• _WHAT THE TASK ASKS_
Everything from the first line of the data below through the line that contains "78, 80, 82];" should be written out exactly, please, and nothing more; the pictures stay out.

• _DATA SHOWN_
========

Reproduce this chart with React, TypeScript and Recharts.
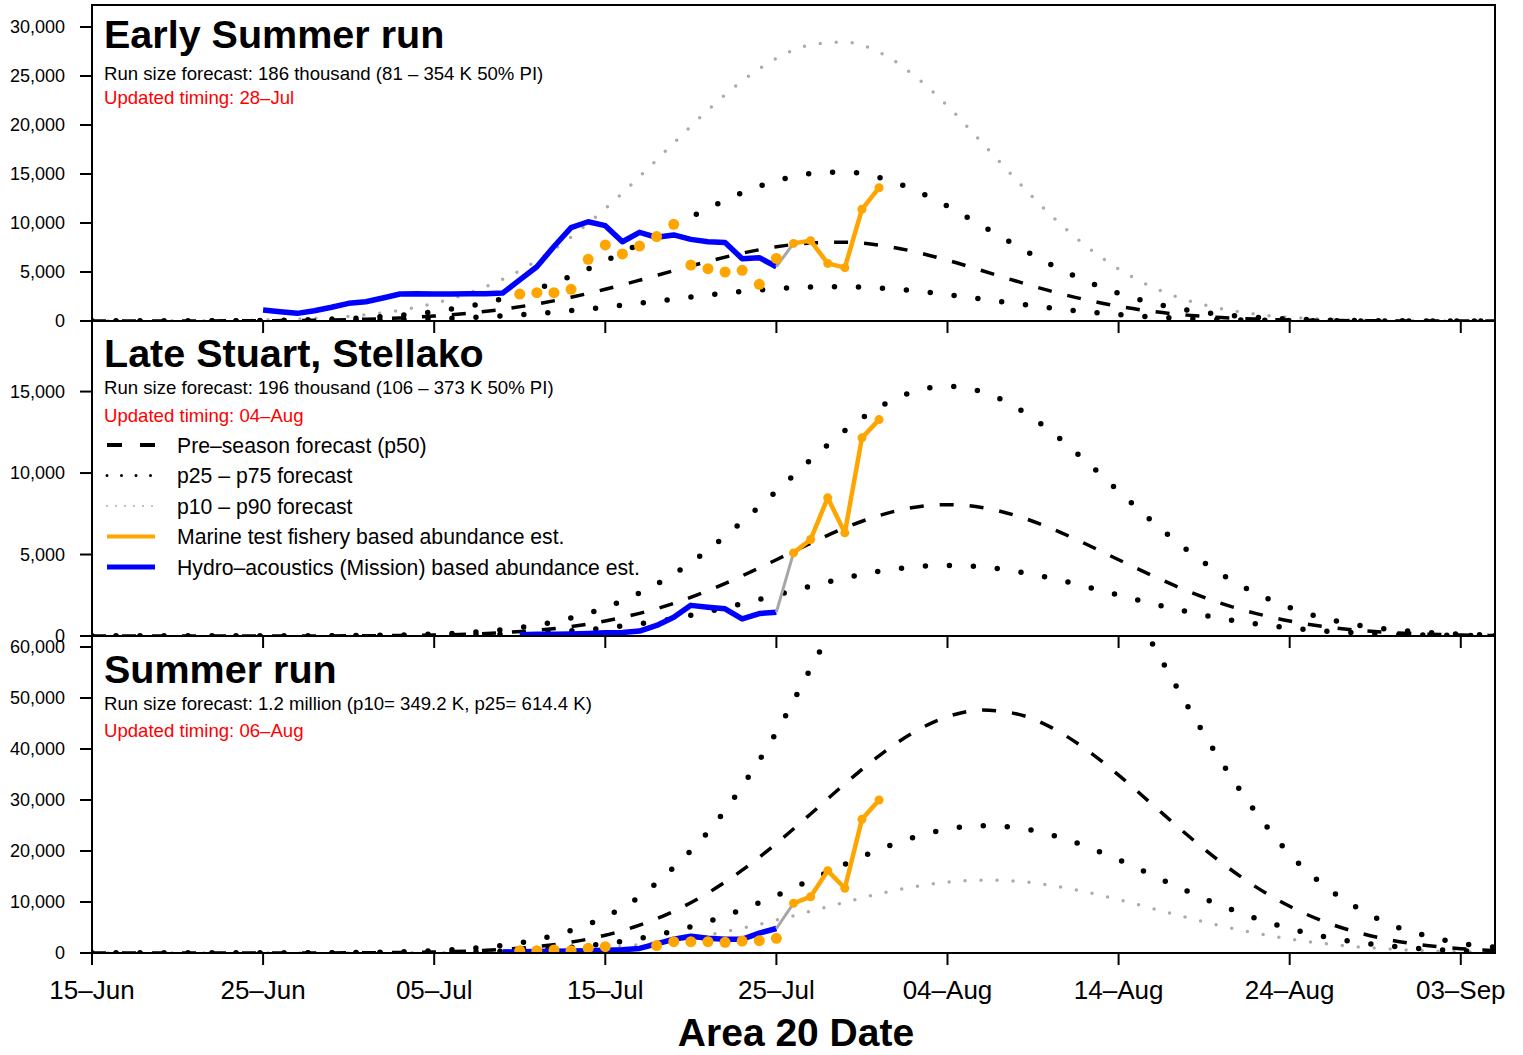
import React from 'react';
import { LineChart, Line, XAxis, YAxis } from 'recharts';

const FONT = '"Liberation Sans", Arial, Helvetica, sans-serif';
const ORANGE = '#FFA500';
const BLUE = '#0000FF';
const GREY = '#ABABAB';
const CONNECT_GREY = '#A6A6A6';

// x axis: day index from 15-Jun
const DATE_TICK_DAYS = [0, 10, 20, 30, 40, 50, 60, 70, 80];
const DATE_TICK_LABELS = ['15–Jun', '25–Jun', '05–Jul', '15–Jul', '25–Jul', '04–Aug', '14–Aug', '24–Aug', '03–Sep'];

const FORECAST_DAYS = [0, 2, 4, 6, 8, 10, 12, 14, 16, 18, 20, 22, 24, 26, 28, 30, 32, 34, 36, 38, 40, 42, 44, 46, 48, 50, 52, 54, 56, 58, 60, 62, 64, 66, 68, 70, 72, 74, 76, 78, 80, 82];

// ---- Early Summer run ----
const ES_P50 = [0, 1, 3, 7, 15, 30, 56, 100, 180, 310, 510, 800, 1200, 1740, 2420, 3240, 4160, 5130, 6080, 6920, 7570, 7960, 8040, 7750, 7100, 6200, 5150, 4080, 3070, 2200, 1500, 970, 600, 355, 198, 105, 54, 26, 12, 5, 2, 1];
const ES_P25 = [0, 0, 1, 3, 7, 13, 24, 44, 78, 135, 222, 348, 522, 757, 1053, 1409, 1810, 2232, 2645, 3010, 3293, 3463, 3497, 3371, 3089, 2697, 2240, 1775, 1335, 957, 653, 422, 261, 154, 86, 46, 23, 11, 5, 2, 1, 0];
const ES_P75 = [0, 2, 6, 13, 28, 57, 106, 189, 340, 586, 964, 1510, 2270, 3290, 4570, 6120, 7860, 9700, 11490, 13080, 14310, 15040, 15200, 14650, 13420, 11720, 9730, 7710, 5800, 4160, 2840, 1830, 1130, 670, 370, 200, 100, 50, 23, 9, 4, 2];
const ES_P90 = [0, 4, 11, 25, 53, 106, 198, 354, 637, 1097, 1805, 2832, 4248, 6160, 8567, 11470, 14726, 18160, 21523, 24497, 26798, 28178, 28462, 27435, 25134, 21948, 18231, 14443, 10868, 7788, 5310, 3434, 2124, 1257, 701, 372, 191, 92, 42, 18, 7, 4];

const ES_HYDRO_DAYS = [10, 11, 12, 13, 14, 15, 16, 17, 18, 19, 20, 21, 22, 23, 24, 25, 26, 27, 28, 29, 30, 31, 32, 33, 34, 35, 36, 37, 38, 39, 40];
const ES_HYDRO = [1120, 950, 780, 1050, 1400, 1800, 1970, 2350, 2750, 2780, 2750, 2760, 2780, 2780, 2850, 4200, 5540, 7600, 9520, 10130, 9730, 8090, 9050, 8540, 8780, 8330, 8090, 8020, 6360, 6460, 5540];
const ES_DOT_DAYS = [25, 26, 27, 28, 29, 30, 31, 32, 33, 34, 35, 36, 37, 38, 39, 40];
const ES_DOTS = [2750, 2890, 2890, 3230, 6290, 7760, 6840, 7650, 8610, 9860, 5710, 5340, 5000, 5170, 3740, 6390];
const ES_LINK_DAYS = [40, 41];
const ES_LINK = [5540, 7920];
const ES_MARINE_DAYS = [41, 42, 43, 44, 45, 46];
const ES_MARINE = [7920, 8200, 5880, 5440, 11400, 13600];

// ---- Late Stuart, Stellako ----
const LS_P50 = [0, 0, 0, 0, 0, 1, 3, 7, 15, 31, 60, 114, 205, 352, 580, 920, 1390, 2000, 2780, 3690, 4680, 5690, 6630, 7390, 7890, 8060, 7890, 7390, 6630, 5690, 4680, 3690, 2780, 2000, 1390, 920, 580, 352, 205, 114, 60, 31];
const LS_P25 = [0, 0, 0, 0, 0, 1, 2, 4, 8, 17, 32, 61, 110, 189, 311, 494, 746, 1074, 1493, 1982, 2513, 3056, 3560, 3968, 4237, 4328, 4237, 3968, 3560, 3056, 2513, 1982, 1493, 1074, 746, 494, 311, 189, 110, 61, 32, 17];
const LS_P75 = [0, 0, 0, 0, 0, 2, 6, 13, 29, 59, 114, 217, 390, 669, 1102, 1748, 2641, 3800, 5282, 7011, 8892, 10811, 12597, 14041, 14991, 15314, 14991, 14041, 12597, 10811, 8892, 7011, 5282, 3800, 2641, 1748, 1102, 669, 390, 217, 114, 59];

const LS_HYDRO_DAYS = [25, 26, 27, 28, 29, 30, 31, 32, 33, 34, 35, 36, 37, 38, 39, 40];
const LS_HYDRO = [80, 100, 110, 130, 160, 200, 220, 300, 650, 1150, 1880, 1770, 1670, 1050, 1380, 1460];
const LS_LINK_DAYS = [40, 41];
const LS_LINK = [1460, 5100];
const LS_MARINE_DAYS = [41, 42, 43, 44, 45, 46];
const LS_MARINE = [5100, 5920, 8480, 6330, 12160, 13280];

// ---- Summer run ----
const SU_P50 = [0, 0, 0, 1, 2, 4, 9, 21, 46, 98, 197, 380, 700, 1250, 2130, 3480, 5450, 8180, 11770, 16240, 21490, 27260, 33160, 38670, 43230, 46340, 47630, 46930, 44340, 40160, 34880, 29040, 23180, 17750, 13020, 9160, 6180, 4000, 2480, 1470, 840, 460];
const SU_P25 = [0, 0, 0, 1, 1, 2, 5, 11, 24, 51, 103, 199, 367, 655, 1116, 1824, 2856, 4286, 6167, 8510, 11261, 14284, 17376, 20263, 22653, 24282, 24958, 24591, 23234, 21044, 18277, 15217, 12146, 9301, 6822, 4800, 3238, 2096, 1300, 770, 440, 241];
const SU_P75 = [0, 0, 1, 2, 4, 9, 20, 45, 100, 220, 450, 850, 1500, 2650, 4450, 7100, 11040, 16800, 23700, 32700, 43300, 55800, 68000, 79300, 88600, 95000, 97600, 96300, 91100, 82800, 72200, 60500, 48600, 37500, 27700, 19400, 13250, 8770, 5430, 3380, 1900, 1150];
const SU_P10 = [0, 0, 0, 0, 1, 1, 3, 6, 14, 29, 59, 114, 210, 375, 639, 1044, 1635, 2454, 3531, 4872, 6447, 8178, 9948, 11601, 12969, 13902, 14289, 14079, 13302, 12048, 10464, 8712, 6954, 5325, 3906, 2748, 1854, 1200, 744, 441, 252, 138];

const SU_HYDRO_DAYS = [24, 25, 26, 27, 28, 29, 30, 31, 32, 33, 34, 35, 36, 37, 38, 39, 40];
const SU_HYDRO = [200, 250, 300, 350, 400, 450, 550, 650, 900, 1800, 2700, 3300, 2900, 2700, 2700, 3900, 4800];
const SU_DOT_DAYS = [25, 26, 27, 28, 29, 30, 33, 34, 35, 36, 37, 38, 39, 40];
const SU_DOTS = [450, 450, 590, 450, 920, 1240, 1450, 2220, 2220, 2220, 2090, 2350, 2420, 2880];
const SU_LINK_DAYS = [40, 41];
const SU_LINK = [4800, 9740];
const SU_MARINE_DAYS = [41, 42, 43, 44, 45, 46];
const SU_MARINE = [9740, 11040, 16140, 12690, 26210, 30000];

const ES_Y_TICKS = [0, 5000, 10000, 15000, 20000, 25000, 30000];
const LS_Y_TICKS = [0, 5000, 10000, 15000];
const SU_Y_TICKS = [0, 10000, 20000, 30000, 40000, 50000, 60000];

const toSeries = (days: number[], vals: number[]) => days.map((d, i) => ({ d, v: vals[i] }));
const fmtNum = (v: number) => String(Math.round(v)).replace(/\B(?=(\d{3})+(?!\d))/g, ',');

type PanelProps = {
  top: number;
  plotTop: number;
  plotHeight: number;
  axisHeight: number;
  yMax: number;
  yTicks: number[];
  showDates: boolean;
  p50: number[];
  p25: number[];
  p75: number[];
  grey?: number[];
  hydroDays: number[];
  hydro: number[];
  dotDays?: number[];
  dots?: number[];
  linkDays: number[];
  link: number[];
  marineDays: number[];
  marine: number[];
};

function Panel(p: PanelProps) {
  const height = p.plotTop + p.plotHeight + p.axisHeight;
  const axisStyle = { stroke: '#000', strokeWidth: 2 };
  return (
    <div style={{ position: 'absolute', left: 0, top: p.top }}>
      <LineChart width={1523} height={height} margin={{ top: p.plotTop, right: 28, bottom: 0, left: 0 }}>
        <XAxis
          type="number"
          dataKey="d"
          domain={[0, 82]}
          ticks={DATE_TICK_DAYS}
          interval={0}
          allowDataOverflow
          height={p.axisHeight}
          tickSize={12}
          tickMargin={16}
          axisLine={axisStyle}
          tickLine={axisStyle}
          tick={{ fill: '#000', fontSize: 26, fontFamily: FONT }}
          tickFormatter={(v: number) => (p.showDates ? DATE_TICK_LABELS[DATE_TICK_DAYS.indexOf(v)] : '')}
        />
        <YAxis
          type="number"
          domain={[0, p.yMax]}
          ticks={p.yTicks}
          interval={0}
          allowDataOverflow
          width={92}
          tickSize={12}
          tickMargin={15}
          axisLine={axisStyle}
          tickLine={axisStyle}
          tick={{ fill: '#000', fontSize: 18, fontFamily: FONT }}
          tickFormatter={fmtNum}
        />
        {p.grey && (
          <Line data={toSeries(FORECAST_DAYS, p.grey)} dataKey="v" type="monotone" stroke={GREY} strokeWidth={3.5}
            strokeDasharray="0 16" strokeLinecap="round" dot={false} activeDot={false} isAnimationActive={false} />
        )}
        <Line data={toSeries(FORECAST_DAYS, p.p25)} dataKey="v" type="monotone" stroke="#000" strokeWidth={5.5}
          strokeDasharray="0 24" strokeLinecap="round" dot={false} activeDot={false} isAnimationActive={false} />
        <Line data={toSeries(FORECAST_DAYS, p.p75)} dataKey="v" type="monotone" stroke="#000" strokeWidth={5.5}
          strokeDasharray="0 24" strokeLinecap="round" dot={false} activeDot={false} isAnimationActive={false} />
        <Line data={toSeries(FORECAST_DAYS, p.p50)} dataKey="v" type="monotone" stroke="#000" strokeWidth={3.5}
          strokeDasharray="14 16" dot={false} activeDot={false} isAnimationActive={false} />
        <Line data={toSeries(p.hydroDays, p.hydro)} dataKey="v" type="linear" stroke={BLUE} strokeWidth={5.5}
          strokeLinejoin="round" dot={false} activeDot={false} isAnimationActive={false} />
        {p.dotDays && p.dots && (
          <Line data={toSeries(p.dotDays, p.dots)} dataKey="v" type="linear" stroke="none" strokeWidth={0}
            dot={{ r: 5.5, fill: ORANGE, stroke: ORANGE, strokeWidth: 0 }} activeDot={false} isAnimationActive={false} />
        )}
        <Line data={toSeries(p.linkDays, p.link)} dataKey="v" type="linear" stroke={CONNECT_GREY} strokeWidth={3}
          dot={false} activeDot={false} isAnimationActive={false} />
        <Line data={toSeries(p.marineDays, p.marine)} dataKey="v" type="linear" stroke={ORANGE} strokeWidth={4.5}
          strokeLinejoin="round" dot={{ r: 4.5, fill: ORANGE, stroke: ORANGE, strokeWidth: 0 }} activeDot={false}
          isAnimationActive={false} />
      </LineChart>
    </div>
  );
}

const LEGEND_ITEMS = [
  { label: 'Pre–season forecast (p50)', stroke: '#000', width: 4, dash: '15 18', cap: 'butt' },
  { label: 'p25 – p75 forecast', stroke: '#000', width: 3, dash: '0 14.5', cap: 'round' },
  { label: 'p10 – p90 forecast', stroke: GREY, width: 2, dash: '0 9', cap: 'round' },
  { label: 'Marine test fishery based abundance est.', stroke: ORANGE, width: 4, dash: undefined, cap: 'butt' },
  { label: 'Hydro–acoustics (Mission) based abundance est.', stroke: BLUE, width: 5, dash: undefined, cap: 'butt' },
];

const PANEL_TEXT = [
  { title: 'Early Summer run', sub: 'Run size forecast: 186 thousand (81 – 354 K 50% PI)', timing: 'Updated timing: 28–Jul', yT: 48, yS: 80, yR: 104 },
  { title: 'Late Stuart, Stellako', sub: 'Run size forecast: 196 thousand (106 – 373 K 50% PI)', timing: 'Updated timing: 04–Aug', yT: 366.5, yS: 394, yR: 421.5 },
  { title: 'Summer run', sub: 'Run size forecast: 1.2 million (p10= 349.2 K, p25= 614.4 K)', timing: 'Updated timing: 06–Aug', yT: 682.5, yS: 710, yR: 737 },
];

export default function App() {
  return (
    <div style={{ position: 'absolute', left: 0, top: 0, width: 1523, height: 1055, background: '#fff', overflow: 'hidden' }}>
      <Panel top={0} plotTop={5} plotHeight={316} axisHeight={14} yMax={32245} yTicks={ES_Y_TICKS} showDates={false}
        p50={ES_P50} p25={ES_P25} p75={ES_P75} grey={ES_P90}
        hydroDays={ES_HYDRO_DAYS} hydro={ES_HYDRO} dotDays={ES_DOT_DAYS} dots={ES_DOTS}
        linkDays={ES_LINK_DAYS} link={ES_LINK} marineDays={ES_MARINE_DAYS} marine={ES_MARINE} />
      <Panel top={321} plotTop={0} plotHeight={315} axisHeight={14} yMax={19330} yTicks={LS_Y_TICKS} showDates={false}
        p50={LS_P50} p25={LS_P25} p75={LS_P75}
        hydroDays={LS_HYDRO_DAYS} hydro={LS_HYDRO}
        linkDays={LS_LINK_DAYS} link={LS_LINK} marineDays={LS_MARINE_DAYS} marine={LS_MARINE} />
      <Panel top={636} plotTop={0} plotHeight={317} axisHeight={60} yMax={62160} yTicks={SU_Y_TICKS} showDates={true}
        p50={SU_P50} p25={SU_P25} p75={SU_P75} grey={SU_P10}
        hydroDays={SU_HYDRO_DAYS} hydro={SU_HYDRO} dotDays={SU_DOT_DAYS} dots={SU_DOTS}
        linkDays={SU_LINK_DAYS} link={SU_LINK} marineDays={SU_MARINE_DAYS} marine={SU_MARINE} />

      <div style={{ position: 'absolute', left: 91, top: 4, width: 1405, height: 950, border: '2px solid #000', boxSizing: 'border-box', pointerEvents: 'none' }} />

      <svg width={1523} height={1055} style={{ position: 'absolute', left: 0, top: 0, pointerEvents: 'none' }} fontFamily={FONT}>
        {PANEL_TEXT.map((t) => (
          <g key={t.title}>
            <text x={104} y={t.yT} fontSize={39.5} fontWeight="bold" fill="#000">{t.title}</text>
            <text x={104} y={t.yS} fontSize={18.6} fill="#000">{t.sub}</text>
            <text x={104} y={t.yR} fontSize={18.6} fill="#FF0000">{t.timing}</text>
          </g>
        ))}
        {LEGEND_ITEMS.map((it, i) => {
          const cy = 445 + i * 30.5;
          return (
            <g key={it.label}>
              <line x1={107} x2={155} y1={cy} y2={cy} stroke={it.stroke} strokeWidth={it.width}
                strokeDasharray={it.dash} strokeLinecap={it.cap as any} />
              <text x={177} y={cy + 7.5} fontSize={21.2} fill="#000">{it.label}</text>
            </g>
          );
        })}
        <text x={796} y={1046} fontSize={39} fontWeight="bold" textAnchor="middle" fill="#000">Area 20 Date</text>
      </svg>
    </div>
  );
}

========

• _EXERCISE SOLUTION_
Reproduce this chart with React, TypeScript and Recharts.
import React from 'react';
import { LineChart, Line, XAxis, YAxis } from 'recharts';

const FONT = '"Liberation Sans", Arial, Helvetica, sans-serif';
const ORANGE = '#FFA500';
const BLUE = '#0000FF';
const GREY = '#ABABAB';
const CONNECT_GREY = '#A6A6A6';

// x axis: day index from 15-Jun
const DATE_TICK_DAYS = [0, 10, 20, 30, 40, 50, 60, 70, 80];
const DATE_TICK_LABELS = ['15–Jun', '25–Jun', '05–Jul', '15–Jul', '25–Jul', '04–Aug', '14–Aug', '24–Aug', '03–Sep'];

const FORECAST_DAYS = [0, 2, 4, 6, 8, 10, 12, 14, 16, 18, 20, 22, 24, 26, 28, 30, 32, 34, 36, 38, 40, 42, 44, 46, 48, 50, 52, 54, 56, 58, 60, 62, 64, 66, 68, 70, 72, 74, 76, 78, 80, 82];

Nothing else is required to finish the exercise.